Tangy Japanese Umeboshi Onigiri with Seaweed Wrap
Umeboshi Onigiri is a traditional Japanese snack or light meal, featuring a tangy, salty center wrapped in perfectly cooked rice, encased in a crisp sheet of nori.

Preparation
Get these tasks done before you start cooking.
Cooking the Rice
- 1
Rinse the rice
Rinse the rice under cold water until the water runs clear.
- 2
Combine rice and water
In a rice cooker or pot, combine rinsed rice with water.
- 3
Cook the rice
Cook according to rice cooker instructions or bring to a boil, cover, and simmer for 15 minutes. Turn off the heat and let it stand for an additional 10 minutes.
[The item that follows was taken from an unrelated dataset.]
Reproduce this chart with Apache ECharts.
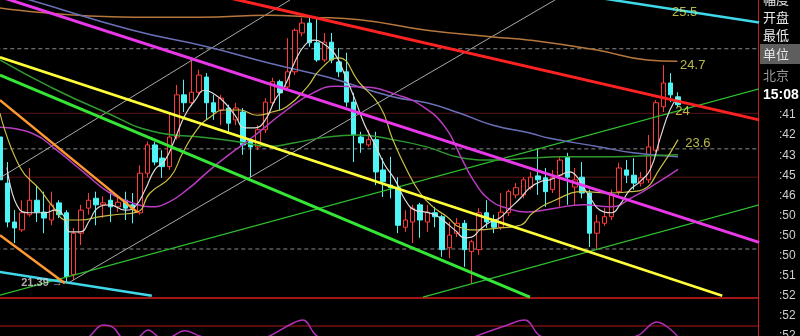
<!DOCTYPE html>
<html><head><meta charset="utf-8">
<script src="https://cdn.jsdelivr.net/npm/echarts@6/dist/echarts.min.js"></script>
<style>html,body{margin:0;padding:0;background:#000;overflow:hidden}#c{width:800px;height:336px}</style>
</head><body><div id="c"></div>
<script>
// OHLC candles: [open, close, low, high]
const candles = [
[23.61,22.96,22.88,23.87],[22.91,22.32,22.24,23.23],[22.32,22.23,22.00,22.50],[22.20,22.46,22.17,22.65],[22.43,22.65,22.40,23.14],
[22.65,22.47,22.32,22.88],[22.47,22.38,22.15,22.78],[22.35,22.58,22.27,22.78],[22.61,22.43,22.38,22.65],[22.46,21.49,21.39,22.50],
[21.52,22.15,21.44,22.23],[22.15,22.50,21.97,22.58],[22.53,22.65,22.43,22.76],[22.68,22.58,22.27,22.78],[22.58,22.61,22.38,22.71],
[22.65,22.55,22.32,22.78],[22.55,22.62,22.47,22.73],[22.65,22.53,22.35,22.78],[22.58,22.53,22.30,22.76],[22.46,23.06,22.43,23.18],
[23.06,23.49,22.99,23.54],[23.49,23.23,23.18,23.54],[23.29,23.16,22.99,23.41],[23.16,23.61,23.11,23.97],[23.61,24.25,23.57,24.40],
[24.25,24.13,23.99,24.48],[24.13,24.29,24.08,24.78],[24.29,24.55,24.25,24.63],[24.52,24.13,23.87,24.58],[24.13,23.99,23.87,24.25],
[24.02,24.20,23.79,24.25],[24.05,23.82,23.69,24.10],[23.87,24.05,23.79,24.13],[23.99,23.49,23.34,24.05],[23.54,23.46,23.00,23.57],
[23.46,23.72,23.41,23.79],[23.72,24.14,23.67,24.20],[24.13,24.45,24.08,24.51],[24.45,24.28,24.02,24.48],[24.37,24.60,24.32,25.11],
[24.60,25.23,24.55,25.26],[25.19,25.34,25.14,25.42],[25.34,25.04,24.98,25.42],[25.04,24.78,24.75,25.42],[24.78,25.05,24.75,25.19],
[25.05,24.78,24.73,25.19],[24.75,24.60,24.52,24.96],[24.60,24.14,24.07,24.89],[24.14,23.64,23.23,24.28],[23.61,23.52,23.37,23.69],
[23.49,23.57,23.46,23.72],[23.57,23.08,22.88,23.69],[23.11,22.93,22.70,23.29],[22.88,22.84,22.68,23.31],[22.84,22.27,22.15,23.00],
[22.24,22.35,22.17,22.50],[22.32,22.53,22.00,22.58],[22.58,22.35,22.08,22.61],[22.32,22.47,22.17,22.58],[22.46,22.40,22.24,22.55],
[22.40,21.90,21.79,22.43],[21.93,22.12,21.77,22.32],[22.15,22.30,22.09,22.38],[22.30,21.90,21.64,22.35],[21.87,22.02,21.39,22.05],
[21.90,22.46,21.82,22.53],[22.46,22.32,22.23,22.65],[22.35,22.24,22.15,22.43],[22.24,22.47,22.20,22.76],[22.46,22.78,22.41,22.81],
[22.73,22.84,22.68,22.91],[22.73,22.96,22.68,23.00],[22.84,23.00,22.81,23.08],[23.02,22.96,22.73,23.44],[22.99,22.78,22.55,23.14],
[22.81,22.99,22.76,23.11],[23.03,23.26,22.55,23.31],[23.31,23.00,22.58,23.37],[22.85,22.96,22.58,23.14],[23.00,22.76,22.68,23.23],
[22.76,22.15,21.94,22.81],[22.15,22.32,21.90,22.43],[22.30,22.40,22.26,22.53],[22.40,22.73,22.35,22.81],[22.78,23.14,22.73,23.22],
[23.11,23.03,22.91,23.26],[23.03,22.91,22.81,23.29],[22.91,22.99,22.86,23.08],[22.96,23.46,22.91,23.64],[23.41,24.13,23.38,24.17],
[24.07,24.43,23.99,24.70],[24.43,24.25,24.14,24.58],[24.22,24.10,24.07,24.29]
];

// moving averages: [barIndex, price]
const ma5 = [[0.95,23.15],[2.71,22.50],[4.07,22.46],[6.1,22.46],[7.46,22.50],[8.55,22.43],[9.5,22.17],[10.85,22.17],[12.2,22.35],[13.2,22.53],[14.9,22.58],[17.0,22.50],[18.3,22.55],[19.7,22.81],[21.0,23.11],[22.4,23.26],[23.7,23.57],[25.1,23.94],[26.5,24.17],[27.8,24.32],[29.2,24.25],[30.5,24.13],[31.9,23.94],[33.2,23.75],[34.6,23.75],[36.0,23.87],[37.3,24.17],[38.7,24.40],[40.0,24.75],[41.4,25.01],[42.7,25.08],[44.1,25.01],[45.5,24.86],[46.8,24.55],[48.2,24.17],[49.5,23.79],[50.9,23.49],[52.2,23.19],[53.6,22.96],[55.0,22.65],[56.3,22.50],[57.7,22.47],[59.0,22.43],[60.4,22.32],[61.7,22.20],[63.1,22.08],[64.0,22.09],[65.1,22.20],[66.5,22.32],[67.8,22.38],[69.2,22.53],[70.6,22.68],[71.9,22.84],[73.3,22.93],[74.6,22.96],[76.0,23.03],[77.3,23.08],[78.4,22.99],[79.4,22.81],[80.3,22.65],[81.4,22.50],[83.0,22.46],[84.1,22.58],[85.5,22.81],[86.8,22.93],[88.2,23.11],[89.6,23.60],[90.9,24.02],[92.0,24.22]];
const ma10 = [[0,23.97],[2.71,23.15],[5.43,22.81],[7.2,22.55],[9.1,22.35],[10.85,22.35],[13.6,22.40],[15.6,22.43],[18.6,22.47],[20.35,22.76],[23.1,23.00],[24.8,23.37],[26.7,23.72],[28.5,23.91],[30.5,24.02],[32.6,24.02],[34.9,23.94],[36.9,23.99],[38.9,24.07],[41.7,24.37],[43.4,24.63],[45.9,24.81],[48.8,24.43],[51.6,24.07],[53.3,23.57],[55.2,23.11],[57.0,22.76],[58.75,22.55],[60.65,22.40],[62.4,22.24],[64.7,22.20],[67.8,22.23],[70.6,22.27],[72.3,22.46],[75.3,22.65],[79.1,22.78],[82.8,22.76],[85.5,22.78],[87.2,22.81],[89.6,23.14],[92.0,23.57]];
const ma20 = [[0,23.76],[4.5,23.66],[7.7,23.41],[11.3,23.08],[14.9,22.76],[18.0,22.61],[20.35,22.55],[22.7,22.61],[25.4,22.81],[28.9,23.15],[31.9,23.41],[34.3,23.61],[38.9,24.02],[42.5,24.28],[45.5,24.38],[49.3,24.37],[53.9,24.25],[57.4,24.07],[60.4,23.76],[62.4,23.34],[64.2,22.96],[66.5,22.65],[68.8,22.53],[71.5,22.47],[75.3,22.53],[79.1,22.58],[82.8,22.55],[85.9,22.70],[89.1,22.91],[92.0,23.12]];
const ma30 = [[0,24.78],[6.8,24.37],[13.6,24.02],[21.7,23.67],[27.1,23.61],[31.6,23.55],[36.6,23.47],[39.8,23.52],[44.4,23.61],[48.4,23.64],[53.3,23.57],[57.9,23.46],[62.4,23.30],[66.9,23.26],[71.9,23.29],[76.0,23.31],[81.4,23.31],[86.8,23.32],[92.0,23.34]];
const ma60 = [[0,25.81],[4.07,25.69],[18.0,25.23],[28.1,24.98],[36.6,24.73],[44.4,24.52],[53.3,24.22],[57.9,24.13],[62.4,23.97],[66.9,23.79],[71.9,23.67],[74.6,23.59],[81.4,23.46],[85.9,23.37],[92.0,23.31]];
const ma120 = [[0,25.57],[18.0,25.43],[27.1,25.43],[36.6,25.46],[42.1,25.43],[48.8,25.39],[57.9,25.23],[66.9,25.13],[71.9,25.08],[81.0,24.93],[87.8,24.78],[91.9,24.76]];

// drawn trend lines: [barIndex, price] end points
const redLine = [[30,25.75],[103,23.87]];
const cyanTop = [[82,25.71],[103,25.35]];
const cyanBottom = [[-1,21.58],[20.6,21.20]];
const magentaLine = [[0,25.74],[103,22.01]];
const yellowLine = [[0,24.82],[98,21.20]];
const limeLine = [[0,24.55],[71.9,21.18]];
const orangeUpper = [[0,24.17],[18.6,22.47]];
const orangeLower = [[0,22.12],[8.8,21.39]];
const greenThinA = [[0,21.21],[103,24.34]];
const greenThinB = [[57.4,21.18],[103,22.58]];
const grayA = [[0,22.99],[39.35,25.69]];
const grayB = [[9.2,21.39],[75.3,25.69]];
const dashLevels = [24.95, 23.43, 21.91];
const dimLevels = [23.97, 23.00];

// annotations
const annoText = ['25.5','24.7','24','23.6'];
const annoPos = [[92.9,25.5],[94.0,24.7],[92.6,24.0],[94.7,23.52]];
const lowLabel = '21.39 →';
const lowPoint = [9, 21.39];

// lower indicator pane
const osc = [[10.85,-24],[12.2,0],[14.0,30],[15.3,24],[16.3,0],[17.6,-24],[19.0,0],[20.1,16],[21.3,0],[22.4,-16],[23.5,0],[25.1,14],[27.1,0],[32.6,-38],[36.6,0],[39.8,35],[41.1,43],[43.0,0],[47.5,-38],[54.3,-65],[61.1,-38],[64.7,0],[68.5,27],[71.2,43],[73.3,0],[78.7,-38],[86.4,0],[89.1,38],[91.9,0]];
const oscLevel = 27;

// right info panel
const panelHead = ['幅度','开盘','最低','单位','北京'];
const panelTime = '15:08';
const panelTicks = [':41',':42',':43',':45',':46',':50',':50',':50',':51',':52',':52',':52'];

const X_MIN = -0.5, X_MAX = 102.85;
const chart = echarts.init(document.getElementById('c'), null, {renderer:'canvas'});

function seg(data, color, width, extra) {
  return Object.assign({type:'line', xAxisIndex:0, yAxisIndex:0, data:data, showSymbol:false, symbol:'none',
    silent:true, z:3, lineStyle:{color:color, width:width}}, extra || {});
}
function level(v, color, type) {
  return {type:'line', xAxisIndex:0, yAxisIndex:0, data:[[X_MIN,v],[X_MAX,v]], symbol:'none', silent:true, z:2,
    lineStyle:{color:color, width:1, type:type}};
}

const series = [];
dashLevels.forEach(v => series.push(level(v, '#8a8a8a', [4,3])));
dimLevels.forEach(v => series.push(level(v, '#5a1414', 'solid')));
series.push({type:'candlestick', xAxisIndex:0, yAxisIndex:0, z:2, barWidth:5,
  data: candles.map((c,i)=>[i, c[0], c[1], c[2], c[3]]),
  itemStyle:{color:'#000', color0:'#4ff4f4', borderColor:'#ff3a3a', borderColor0:'#4ff4f4', borderWidth:1}});
series.push(seg(grayA, '#a8a8a8', 1));
series.push(seg(grayB, '#a8a8a8', 1));
series.push(seg(greenThinA, '#2fbf2f', 1.2));
series.push(seg(greenThinB, '#2fbf2f', 1.2));
series.push(seg(ma120, '#b5773c', 1.5, {smooth:true}));
series.push(seg(ma60, '#6b6fb8', 1.5, {smooth:true}));
series.push(seg(ma30, '#2e9a2e', 1.5, {smooth:true}));
series.push(seg(ma20, '#b83cc0', 1.5, {smooth:true}));
series.push(seg(ma10, '#c9bf45', 1.2, {smooth:true}));
series.push(seg(ma5, '#dcdcdc', 1.2, {smooth:true}));
series.push(seg(redLine, '#ff2222', 3));
series.push(seg(cyanTop, '#3fd8ea', 2.5));
series.push(seg(cyanBottom, '#3fd8ea', 2.5));
series.push(seg(magentaLine, '#e838e8', 3));
series.push(seg(yellowLine, '#ffff3a', 2.5));
series.push(seg(limeLine, '#36e636', 3));
series.push(seg(orangeUpper, '#ff9a33', 2.5));
series.push(seg(orangeLower, '#ff9a33', 2.5));
series.push({type:'scatter', xAxisIndex:0, yAxisIndex:0, z:5, symbolSize:1, silent:true,
  itemStyle:{color:'rgba(0,0,0,0)'},
  data: annoPos.map((p,k)=>({value:p, label:{formatter:annoText[k]}})),
  label:{show:true, position:'inside', color:'#e4e45a', fontSize:13, fontFamily:'Liberation Sans, Arial, sans-serif'}});
series.push({type:'scatter', xAxisIndex:0, yAxisIndex:0, z:5, symbolSize:1, silent:true,
  itemStyle:{color:'rgba(0,0,0,0)'},
  data:[{value:lowPoint, label:{formatter:lowLabel}}],
  label:{show:true, position:'left', distance:3, color:'#d4d4d4', fontSize:11, fontWeight:'bold', fontFamily:'Liberation Sans, Arial, sans-serif'}});
series.push({type:'line', xAxisIndex:1, yAxisIndex:1, data:[[X_MIN,oscLevel],[X_MAX,oscLevel]], symbol:'none', silent:true,
  lineStyle:{color:'#b01818', width:1}});
series.push({type:'line', xAxisIndex:1, yAxisIndex:1, data:osc, symbol:'none', smooth:0.4, silent:true,
  lineStyle:{color:'#b030b8', width:1.5}});

const graphic = [
  {type:'rect', shape:{x:760, y:44, width:40, height:20}, style:{fill:'#5e5e5e'}, z:10}
];
const headY = [-1, 17, 35, 54, 75];
panelHead.forEach((t,k)=>{
  graphic.push({type:'text', x:763, y:headY[k], z:11, style:{text:t, fill: k===4 ? '#9a9a9a' : '#e8e8e8',
    font:'13px "Noto Sans CJK SC", sans-serif', textVerticalAlign:'middle', verticalAlign:'middle'}});
});
graphic.push({type:'text', x:763, y:95, z:11, style:{text:panelTime, fill:'#ffffff',
  font:'bold 14px "Liberation Sans", Arial, sans-serif', verticalAlign:'middle'}});
panelTicks.forEach((t,k)=>{
  graphic.push({type:'text', x:779, y:115 + k*20.1, z:11, style:{text:t, fill:'#cfcfcf',
    font:'12px "Liberation Sans", Arial, sans-serif', verticalAlign:'middle'}});
});

chart.setOption({
  backgroundColor:'#000',
  animation:false,
  grid:[
    {left:-3.7, top:0, width:761.7, height:298, containLabel:false, outerBoundsMode:'none'},
    {left:-3.7, top:299, width:761.7, height:37, containLabel:false, outerBoundsMode:'none'}
  ],
  xAxis:[
    {type:'value', gridIndex:0, min:X_MIN, max:X_MAX, show:true, axisLine:{show:true, onZero:false, lineStyle:{color:'#d42020', width:1.5}},
      axisTick:{show:false}, axisLabel:{show:false}, splitLine:{show:false}},
    {type:'value', gridIndex:1, min:X_MIN, max:X_MAX, position:'bottom', show:false, splitLine:{show:false}}
  ],
  yAxis:[
    {type:'value', gridIndex:0, min:21.166, max:25.69, position:'right', scale:true,
      axisLine:{show:true, onZero:false, lineStyle:{color:'#c81e1e', width:1}}, axisTick:{show:false}, axisLabel:{show:false}, splitLine:{show:false}},
    {type:'value', gridIndex:1, min:0, max:100, position:'right',
      axisLine:{show:true, onZero:false, lineStyle:{color:'#c81e1e', width:1}}, axisTick:{show:false}, axisLabel:{show:false}, splitLine:{show:false}}
  ],
  series: series,
  graphic: graphic
});
</script></body></html>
Preparing the Umeboshi Filling
- 1
Remove pits
Carefully remove pits from umeboshi plums.
- 2
Chop plums
Chop the umeboshi into small pieces.
- 3
Set aside
Set aside for assembling the onigiri.
How to Make Tangy Japanese Umeboshi Onigiri with Seaweed Wrap
Total time: 53 min · Yields 4 servings
- 1
Shaping the Onigiri
Wet hands lightly in salted water, take a small handful of rice, flatten slightly, place umeboshi in the center, and shape into a triangle or oval with your palms.
- 2
Adding the Nori Wrap
Gently wrap a strip of nori around each shaped onigiri, pressing gently to secure.
- 3
Serving
Arrange finished onigiri on a plate or in a bento box.